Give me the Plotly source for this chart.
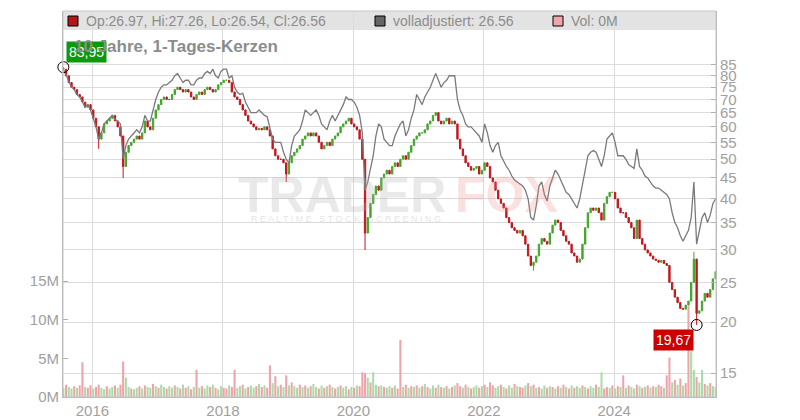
import numpy as np
import pandas as pd
import plotly.graph_objects as go

# ---------------- data ----------------
first_open = 83.5
closes = [
    83, 80, 77, 75, 74, 72, 71, 69, 67, 68,
    66, 63, 60, 56, 58, 61, 62, 63, 64, 62,
    60, 57, 48, 52, 54, 55, 56, 57, 56, 58,
    62, 60, 59, 63, 66, 68, 70, 71, 70, 70,
    72, 74, 75, 74, 73, 74, 73, 71, 70, 72,
    73, 72, 74, 75, 74, 73, 74, 76, 77, 78,
    78, 77, 73, 71, 70, 68, 66, 64, 62, 61,
    60, 59, 59.5, 59, 60, 59, 57, 53, 51, 50,
    50, 49, 46, 49, 51, 52, 53, 54, 56, 57,
    58, 57, 58, 57, 55, 53, 54, 55, 54, 56,
    57, 58, 60, 61, 62, 63, 61, 60, 59, 56,
    50, 33, 36, 39, 41, 43, 42, 45, 46, 47,
    46, 48, 49, 48, 50, 51, 50, 52, 54, 56,
    57, 58, 58, 59, 61, 62, 64, 65, 62, 61,
    62, 63, 61, 62, 61, 56, 53, 51, 49, 48,
    47, 47.5, 48, 46, 47, 49, 48, 45, 44, 42,
    40, 39, 38, 36, 35, 34, 33.5, 33, 33.5, 32.5,
    31, 29, 27.5, 28, 29, 31, 32, 31.5, 31, 33,
    34.5, 35.5, 35, 33.5, 32.5, 31.5, 31, 29.5, 29, 28,
    28.5, 31, 34, 37, 38, 37.5, 38, 37, 35.5, 39,
    40.5, 41.5, 41.5, 40, 38, 37, 37, 36, 35, 34,
    32, 35.5, 32, 31, 30, 29.5, 29, 28.5, 28.3, 28,
    28.3, 27.8, 27.5, 25, 24, 23, 22.3, 21.6, 21.5, 22,
    22.5, 25, 28.5, 21, 21.3, 22.5, 23.5, 23, 24, 25.5,
    26.56,
]

adjusted = [
    83, 80, 77, 75, 74, 72, 71, 69, 67, 68,
    66, 63, 60, 56, 58, 61, 62, 63, 64, 62.5,
    62, 61, 50, 54, 56, 57, 58, 59, 58, 60,
    64, 62, 62, 66, 70, 73, 75, 76, 76, 77,
    78, 80, 81, 79, 77, 78, 78, 76, 76, 78,
    79, 79, 81, 82, 81, 83, 80, 79, 82, 83,
    83, 79, 80, 75, 73, 72, 72.5, 69, 67, 65,
    65, 65, 66, 65, 64, 63.5, 60, 56, 55, 55,
    55, 52, 50, 49, 54, 57, 58, 59, 62, 66,
    65, 64, 65, 66, 64, 61, 60, 59, 62, 64,
    62, 64, 66, 68, 71, 70, 70, 69, 67, 64,
    58, 42, 44, 47, 51, 57, 61, 60, 56, 55,
    54, 54, 57, 59, 61, 62, 57, 59, 63, 66,
    72, 70, 68, 71, 73, 75, 78, 81, 78, 75,
    77, 78, 80, 80, 80, 70, 66, 64, 61, 60,
    60, 59, 58, 57, 55, 61, 58, 54, 52, 54,
    55, 51, 49.5, 48, 47, 45.5, 44.5, 44, 43.5, 43,
    42, 40, 36, 35.5, 38.5, 43, 44, 41, 39.5, 43,
    45, 47, 46, 44.5, 43, 41.5, 41, 40, 39, 38,
    40, 43, 47, 51, 52, 52.5, 52, 50, 48, 51,
    56, 57, 58, 55, 51, 51, 51, 50, 48.5, 48,
    47.5, 53, 48, 47, 45.5, 45, 44, 43, 42.5, 42.5,
    42, 41.5, 41, 40, 37, 35, 34, 32.5, 31.5, 32.5,
    33.5, 36, 44, 31, 33.5, 36, 37, 35, 36.5, 39,
    40,
]

volume_m = [
    1.2, 1.6, 1.3, 1.1, 1.4, 1.2, 1.5, 4.5, 1.3, 1.2,
    1.5, 1.1, 1.3, 1.6, 1.2, 1.0, 1.4, 1.1, 1.3, 1.5,
    1.2, 1.6, 4.6, 2.5, 1.3, 1.1, 1.0, 1.2, 1.4, 1.1,
    1.5, 1.3, 1.2, 1.7, 1.4, 1.2, 1.6, 1.3, 1.1, 1.4,
    1.2, 1.5, 1.3, 1.1, 1.6, 1.2, 1.4, 1.0, 1.3, 3.5,
    1.2, 1.4, 1.1, 1.5, 1.3, 1.6, 1.2, 1.0, 1.4, 1.2,
    1.1, 1.5, 1.3, 3.5, 1.2, 1.4, 1.6, 1.1, 1.3, 1.5,
    1.2, 1.4, 1.7, 1.3, 1.5, 1.2, 4.1, 1.8, 2.7, 1.4,
    1.6, 1.3, 2.8, 1.5, 1.9, 1.4, 1.2, 1.6, 1.3, 1.5,
    1.2, 1.4, 1.7, 1.3, 1.1, 1.5, 1.2, 1.4, 1.6, 1.3,
    1.1, 1.3, 1.5, 1.2, 1.4, 1.0, 1.3, 1.2, 1.5, 1.4,
    3.2, 3.1, 2.5, 1.9, 3.2, 1.6, 1.4, 1.5, 1.3, 1.2,
    1.4, 1.2, 1.5, 1.1, 7.4, 1.3, 1.6, 1.2, 1.4, 1.3,
    1.5, 1.2, 1.4, 1.7, 1.3, 1.1, 1.5, 1.2, 1.6, 1.3,
    1.2, 1.4, 1.1, 1.3, 1.5, 1.8, 1.4, 1.2, 1.6, 1.3,
    1.1, 1.3, 1.5, 1.2, 1.4, 1.6, 1.3, 1.9, 1.5, 1.2,
    1.4, 1.6, 1.3, 1.1, 1.5, 1.2, 1.7, 1.4, 1.3, 1.2,
    1.5, 1.8, 1.4, 1.6, 1.2, 1.3, 1.1, 1.5, 1.2, 1.4,
    1.3, 1.1, 1.4, 1.2, 1.6, 1.3, 1.1, 1.5, 1.2, 1.4,
    1.2, 1.5, 1.3, 1.1, 1.4, 1.2, 1.6, 1.3, 3.2, 1.1,
    1.3, 1.2, 1.5, 1.1, 1.4, 1.3, 2.8, 1.2, 1.5, 1.3,
    1.1, 1.6, 1.4, 1.2, 1.3, 1.5, 1.2, 1.4, 1.3, 1.6,
    1.4, 1.2, 2.8, 5.1, 1.9, 2.2, 1.6, 2.4, 1.5, 1.8,
    11.8, 5.9, 3.5, 2.6, 1.9, 3.5, 1.7, 1.5, 1.8, 1.4,
    1.3,
]

# volume bar direction: g = up day (green), r = down day (pink)
volume_dir = (
    "grggrgrrgr" "rgrrggrggr" "grrggrggrg" "rggrgrggrg" "grgrgrgrgr"
    "grggrgrggr" "rgrrggrgrg" "grgrgrrgrg" "rgrgrggrgr" "grggrgrgrg"
    "rgrggrgrgr" "rrgrggrgrg" "grgrrgrgrg" "rgrgrggrgr" "grgrgrrgrg"
    "rggrgrgrrg" "grgrggrgrr" "grgrgrggrg" "rgrgrgrgrg" "grgrggrggr"
    "rgrgrgrgrg" "grgrgrgrgr" "rgrrgrgrgr" "rggrggrgrg" "g"
)

# notable wick extremes (date, high, low)
wick_dates = ["2015-07-22", "2016-02-11", "2016-06-27", "2018-12-24",
              "2020-03-12", "2022-10-12", "2025-03-20", "2025-04-08"]
wick_highs = [83.95, None, None, None, None, None, 29.7, None]
wick_lows = [None, 53, 45, 44, 30, 26.7, None, 19.67]

price_ticks = [15, 20, 25, 30, 35, 40, 45, 50, 55, 60, 65, 70, 75, 80, 85]
vol_ticks_m = [0, 5, 10, 15]

legend_texts = ["Op:26.97, Hi:27.26, Lo:26.54, Cl:26.56", "volladjustiert: 26.56", "Vol: 0M"]
title_text = "10 Jahre, 1-Tages-Kerzen"

# ---------------- build ----------------
n = len(closes)
dates = pd.date_range("2015-07-22", "2025-07-22", periods=n)
opens = [first_open] + closes[:-1]
highs = [max(o, c) for o, c in zip(opens, closes)]
lows = [min(o, c) for o, c in zip(opens, closes)]
for d, h, l in zip(wick_dates, wick_highs, wick_lows):
    i = int(np.argmin(np.abs((dates - pd.Timestamp(d)).total_seconds())))
    if h is not None:
        highs[i] = max(highs[i], h)
    if l is not None:
        lows[i] = min(lows[i], l)

GREEN = "#45a52c"
RED = "#c3161c"
VGREEN = "#a9dca6"
VPINK = "#f1a2aa"
vol_colors = [VGREEN if ch == "g" else VPINK for ch in volume_dir]

fig = go.Figure()

fig.add_trace(go.Bar(
    x=dates, y=[v * 1e6 for v in volume_m], marker_color=vol_colors,
    marker_line_width=0, width=1.0e9, yaxis="y", hoverinfo="skip", showlegend=False,
))

fig.add_trace(go.Scatter(
    x=dates, y=adjusted, mode="lines", line=dict(color="#7a7a7a", width=1.3),
    yaxis="y2", hoverinfo="skip", showlegend=False,
))

fig.add_trace(go.Candlestick(
    x=dates, open=opens, high=highs, low=lows, close=closes, yaxis="y2",
    increasing=dict(line=dict(color=GREEN, width=1), fillcolor=GREEN),
    decreasing=dict(line=dict(color=RED, width=1), fillcolor=RED),
    whiskerwidth=0, hoverinfo="skip", showlegend=False,
))

imax = int(np.argmax(highs))
imin = int(np.argmin(lows))
fig.add_trace(go.Scatter(
    x=[dates[imax], dates[imin]], y=[highs[imax], lows[imin]], mode="markers",
    marker=dict(symbol="circle-open", size=11, color="black", line=dict(width=1)),
    yaxis="y2", hoverinfo="skip", showlegend=False, cliponaxis=False,
))

def de(v):
    return f"{v:.2f}".replace(".", ",")

FONT = "Liberation Sans, Arial, sans-serif"
annotations = [
    dict(x=dates[imax], y=np.log10(highs[imax]), xref="x", yref="y2", text=de(highs[imax]),
         showarrow=False, xanchor="left", yanchor="bottom", xshift=3, yshift=4,
         bgcolor="#0a9a0a", font=dict(color="white", size=14, family=FONT), borderpad=2),
    dict(x=dates[imin], y=np.log10(lows[imin]), xref="x", yref="y2", text=de(lows[imin]),
         showarrow=False, xanchor="right", yanchor="top", xshift=-3, yshift=-4,
         bgcolor="#cc0000", font=dict(color="white", size=14, family=FONT), borderpad=2),
    dict(x=0.0138, y=0.907, xref="paper", yref="paper", text=f"<b>{title_text}</b>",
         showarrow=False, xanchor="left", yanchor="middle",
         font=dict(color="#8c8c8c", size=17, family=FONT)),
    # watermark
    dict(x=0.265, y=0.523, xref="paper", yref="paper", text="<b>TRADER</b>", showarrow=False,
         xanchor="left", yanchor="middle", font=dict(color="rgba(175,175,175,0.28)", size=50, family=FONT)),
    dict(x=0.597, y=0.523, xref="paper", yref="paper", text="<b>FOX</b>", showarrow=False,
         xanchor="left", yanchor="middle", font=dict(color="rgba(240,130,130,0.25)", size=50, family=FONT)),
    dict(x=0.285, y=0.462, xref="paper", yref="paper", text="R E A L T I M E   S T O C K   S C R E E N I N G",
         showarrow=False, xanchor="left", yanchor="middle",
         font=dict(color="rgba(175,175,175,0.35)", size=9, family=FONT)),
]

PH = 386.0
PW = 653.0
def py(pix):
    return 1 - (pix - 11) / PH
def px(pix):
    return (pix - 63) / PW

shapes = [
    dict(type="rect", xref="paper", yref="paper", x0=0, x1=1, y0=py(30), y1=1,
         fillcolor="#e3e3e3", line=dict(width=0), layer="below"),
    dict(type="rect", xref="paper", yref="paper", x0=0, x1=1, y0=0, y1=1,
         fillcolor="rgba(0,0,0,0)", line=dict(color="#c8c8c8", width=1), layer="above"),
]
sq = [(68, "#b4141b"), (375, "#666666"), (553, "#f1a6ae")]
txt_x = [84, 391, 569]
for (sx, col), tx, t in zip(sq, txt_x, legend_texts):
    shapes.append(dict(type="rect", xref="paper", yref="paper", x0=px(sx), x1=px(sx + 10),
                       y0=py(26), y1=py(16), fillcolor=col, line=dict(color="black", width=1),
                       layer="above"))
    annotations.append(dict(x=px(tx), y=py(21), xref="paper", yref="paper", text=t,
                            showarrow=False, xanchor="left", yanchor="middle",
                            font=dict(color="#8c8c8c", size=14, family=FONT)))

# the page body adds an 8px offset, so the figure is 792x412 with margins reduced by 8
fig.update_layout(
    width=792, height=412,
    margin=dict(l=55, r=84, t=3, b=23, autoexpand=False),
    paper_bgcolor="white", plot_bgcolor="white",
    showlegend=False, hovermode=False,
    font=dict(family=FONT, color="#999999"),
    xaxis=dict(
        type="date", range=[dates[0] - pd.Timedelta(days=2), dates[-1] + pd.Timedelta(days=2)],
        tick0="2016-01-01", dtick="M24", tickformat="%Y",
        showgrid=True, gridcolor="#dcdcdc", gridwidth=1,
        showline=True, linecolor="#b0b0b0", ticks="",
        tickfont=dict(size=15, color="#a0a0a0"),
        rangeslider=dict(visible=False), zeroline=False, automargin=False,
    ),
    yaxis=dict(
        range=[0, 50e6], side="left",
        tickvals=[v * 1e6 for v in vol_ticks_m], ticktext=[f"{v}M" for v in vol_ticks_m],
        showgrid=False, zeroline=False, showline=True, linecolor="#b0b0b0",
        ticks="inside", ticklen=5, tickcolor="#b0b0b0",
        tickfont=dict(size=15, color="#a0a0a0"), automargin=False,
    ),
    yaxis2=dict(
        overlaying="y", side="right", type="log",
        range=[1.11766, 2.06142],
        tickvals=price_ticks, ticktext=[str(v) for v in price_ticks],
        showgrid=True, gridcolor="#dcdcdc", gridwidth=1, zeroline=False,
        showline=True, linecolor="#b0b0b0",
        ticks="inside", ticklen=5, tickcolor="#b0b0b0",
        tickfont=dict(size=15, color="#a0a0a0"), automargin=False,
    ),
    annotations=annotations,
    shapes=shapes,
)

fig.write_html("out.html")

Aim of the exercise | Your task is to reproduce exactly the lines from the start of the data above through the line containing "import plotly.graph_objects as go", leaving every picture out.

Output |
Give me the Plotly source for this chart.
import numpy as np
import pandas as pd
import plotly.graph_objects as go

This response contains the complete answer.